4 July, 2008 - European producers of confectionery, chocolate, pasta and bakery products received a boost today when it was announced duties on their exports to Egypt would be cut by 50% as a result of a preliminary agreement reached between the EU and the Middle Eastern country.
The European Commission said duties of these products would be cut to, on average, 12.5% thanks to the ‘trade liberalisation’ deal announced today.
However, wines and spirits were exempted from the pact, the EC announced, along with tobacco and pig meat.
While the reciprocal deal will also give Egyptian producers freer access to the lucrative European market, a number of “sensitive” products were exempted. The protected European products will be tomatoes, cucumbers, artichokes, courgettes, table grapes, garlic strawberries, rice, sugar, processed products with a high sugar content, as well as processed tuna and sardines.

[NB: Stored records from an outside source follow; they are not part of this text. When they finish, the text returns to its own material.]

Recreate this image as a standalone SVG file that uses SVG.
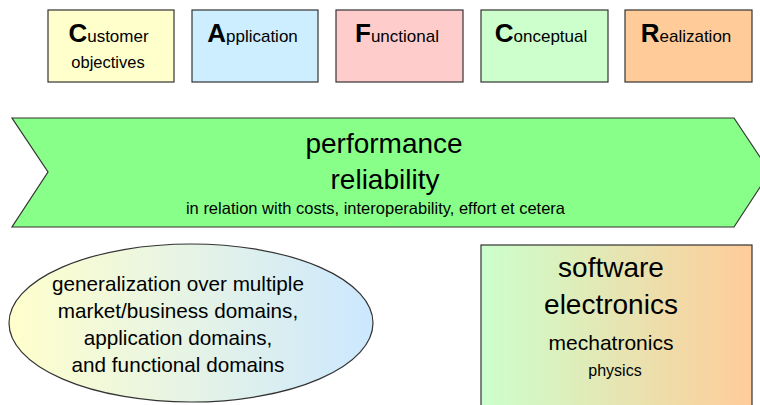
<svg xmlns="http://www.w3.org/2000/svg" width="760" height="405" viewBox="0 0 760 405">
<defs>
<linearGradient id="gEll" x1="0" y1="0" x2="1" y2="0">
<stop offset="0" stop-color="#ffffcc"/>
<stop offset="1" stop-color="#cce8ff"/>
</linearGradient>
<linearGradient id="gBox" x1="0" y1="0" x2="1" y2="0">
<stop offset="0" stop-color="#ccffcc"/>
<stop offset="1" stop-color="#ffcc99"/>
</linearGradient>
<style>
.b{stroke:#333;stroke-width:1.2}
text{font-family:"Liberation Sans",Arial,sans-serif;fill:#000}
.big{font-weight:bold;font-size:26px}
.rest{font-size:17px}
.m{text-anchor:middle}
</style>
</defs>
<rect width="760" height="405" fill="#fff"/>
<g id="customer">
<rect class="b" x="48" y="10" width="126" height="72" fill="#ffffcc"/>
<text class="m" x="108.5" y="42"><tspan class="big">C</tspan><tspan class="rest">ustomer</tspan></text>
<text class="m" x="108" y="68" font-size="16.5">objectives</text>
</g>
<g id="application">
<rect class="b" x="192" y="10" width="126" height="72" fill="#cceeff"/>
<text class="m" x="252.5" y="42"><tspan class="big">A</tspan><tspan class="rest">pplication</tspan></text>
</g>
<g id="functional">
<rect class="b" x="336" y="10" width="127" height="72" fill="#ffcccc"/>
<text class="m" x="397" y="42"><tspan class="big">F</tspan><tspan class="rest">unctional</tspan></text>
</g>
<g id="conceptual">
<rect class="b" x="481" y="10" width="127" height="72" fill="#ccffcc"/>
<text class="m" x="541" y="42"><tspan class="big">C</tspan><tspan class="rest">onceptual</tspan></text>
</g>
<g id="realization">
<rect class="b" x="625" y="10" width="127" height="72" fill="#ffcc99"/>
<text class="m" x="686" y="42"><tspan class="big">R</tspan><tspan class="rest">ealization</tspan></text>
</g>
<g id="arrow">
<polygon class="b" points="12,118 734,118 770,172 734,227 12,227 48,172" fill="#88ff88"/>
<text class="m" x="384" y="153" font-size="28">performance</text>
<text class="m" x="385" y="189" font-size="28">reliability</text>
<text class="m" x="375.5" y="214" font-size="16.5">in relation with costs, interoperability, effort et cetera</text>
</g>
<g id="generalization">
<ellipse class="b" cx="191" cy="323" rx="182" ry="79" fill="url(#gEll)"/>
<text class="m" x="178" y="291" font-size="20.7">generalization over multiple</text>
<text class="m" x="178" y="318" font-size="20.7">market/business domains,</text>
<text class="m" x="178" y="345" font-size="20.7">application domains,</text>
<text class="m" x="178" y="372" font-size="20.7">and functional domains</text>
</g>
<g id="disciplines">
<rect class="b" x="481" y="245" width="271" height="175" fill="url(#gBox)"/>
<text class="m" x="611" y="277" font-size="28">software</text>
<text class="m" x="611" y="314" font-size="28">electronics</text>
<text class="m" x="611" y="350" font-size="21">mechatronics</text>
<text class="m" x="615" y="376" font-size="16">physics</text>
</g>
<g id="connectors"/>
</svg>
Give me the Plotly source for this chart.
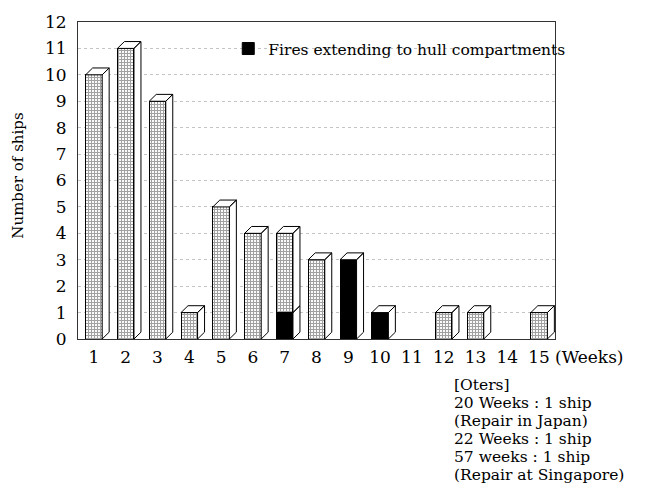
import plotly.graph_objects as go

# Repair period in weeks and number of ships
weeks = list(range(1, 16))
total_ships = [10, 11, 9, 1, 5, 4, 4, 3, 3, 1, 0, 1, 1, 0, 1]
hull_fire_ships = [0, 0, 0, 0, 0, 0, 1, 0, 3, 1, 0, 0, 0, 0, 0]
week_labels = [str(w) for w in weeks]
y_ticks = list(range(0, 13))
notes = ["[Oters]", "20 Weeks : 1 ship", "(Repair in Japan)",
         "22 Weeks : 1 ship", "57 weeks : 1 ship", "(Repair at Singapore)"]

other_ships = [t - h for t, h in zip(total_ships, hull_fire_ships)]

SERIF = "DejaVu Serif, Liberation Serif, serif"
BAR_W = 0.52      # front face width (category units)
DX, DY = 0.22, 0.26  # pseudo-3D depth offsets in data units

fig = go.Figure()

fig.add_trace(go.Bar(
    x=weeks, y=hull_fire_ships, width=BAR_W, name="Fires extending to hull compartments",
    marker=dict(color="black", line=dict(color="black", width=1)),
    showlegend=True,
))
fig.add_trace(go.Bar(
    x=weeks, y=other_ships, width=BAR_W, name="Other fires",
    marker=dict(color="white", line=dict(color="black", width=1),
                pattern=dict(shape="+", size=3, solidity=0.6,
                             fgcolor="#444444", bgcolor="white")),
    showlegend=False,
))

# side and top faces for the 3D look, computed from the stacked values
px, py = [], []
for w, h_fire, h_other in zip(weeks, hull_fire_ships, other_ships):
    xr = w + BAR_W / 2
    xl = w - BAR_W / 2
    segs = []
    if h_fire > 0:
        segs.append((0, h_fire))
    if h_other > 0:
        segs.append((h_fire, h_fire + h_other))
    for b, t in segs:
        px += [xr, xr + DX, xr + DX, xr, xr, None]
        py += [b, b + DY, t + DY, t, b, None]
    top = h_fire + h_other
    if top > 0:
        px += [xl, xl + DX, xr + DX, xr, xl, None]
        py += [top, top + DY, top + DY, top, top, None]

fig.add_trace(go.Scatter(
    x=px, y=py, mode="lines", fill="toself", fillcolor="white",
    line=dict(color="black", width=1), hoverinfo="skip",
    showlegend=False, cliponaxis=False,
))

fig.update_layout(
    width=650, height=503,
    margin=dict(l=78, r=95, t=15, b=164),
    plot_bgcolor="white", paper_bgcolor="white",
    barmode="stack", bargap=0.5,
    font=dict(family=SERIF, color="black", size=17),
    legend=dict(x=0.315, y=0.915, xanchor="left", yanchor="middle",
                bgcolor="rgba(0,0,0,0)", font=dict(size=15.5, family=SERIF),
                itemwidth=30, traceorder="normal"),
    xaxis=dict(
        range=[0.5, 15.5], tickmode="array", tickvals=weeks, ticktext=week_labels,
        showgrid=False, zeroline=False, showline=True, mirror=True,
        linecolor="#333333", linewidth=1, ticks="", ticklabelstandoff=3,
        tickfont=dict(size=17, family=SERIF),
    ),
    yaxis=dict(
        range=[0, 12], tickmode="array", tickvals=y_ticks,
        showgrid=True, gridcolor="#c4c4c4", griddash="dot", gridwidth=1,
        zeroline=False, showline=True, mirror=True,
        linecolor="#333333", linewidth=1, ticks="", ticklabelstandoff=7,
        tickfont=dict(size=17, family=SERIF),
    ),
)

fig.add_annotation(
    text="Number of ships", textangle=-90, xref="paper", yref="paper",
    x=-0.126, y=0.515, xanchor="center", yanchor="middle", showarrow=False,
    font=dict(size=15, family=SERIF),
)
fig.add_annotation(
    text="(Weeks)", xref="x", yref="paper", x=15.5, y=0, yanchor="top",
    xanchor="left", yshift=-6, xshift=-2, showarrow=False,
    font=dict(size=17, family=SERIF),
)
for i, line in enumerate(notes):
    fig.add_annotation(
        text=line, xref="paper", yref="paper", x=(452 - 78) / 477,
        y=(339 - 386 - 18.3 * i) / 324, xanchor="left", yanchor="middle",
        showarrow=False, font=dict(size=15.5, family=SERIF),
    )

fig.write_html("out.html")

Current rules will continue to apply for these exempted goods which, said the EC “should allow the integration of Egyptian exports to the EU market while encouraging complementarities between the two production systems. “
The European Commission welcomed the economic deal that it said would “further liberalise trade” between the region and Egypt, which it described as the “most significant market in the Middle East”.
It said the agreement would also give the EU “free and immediate access” to the Egyptian market for about 90% of agricultural and fisheries exports. Between 2005-2007, EU exports to Egypt were EUR 600 million, compared to Egyptian exports into the EU zone of EUR 540 million.
Mariann Fischer Boel, Commissioner for Agriculture and Rural Development, said: "I am delighted that we have been able to negotiate this deal, which will strengthen the position of European exporters on what is our most significant market in the Middle East region. This is the latest success in our Rabat roadmap for bilateral farm trade with our Mediterranean neighbours."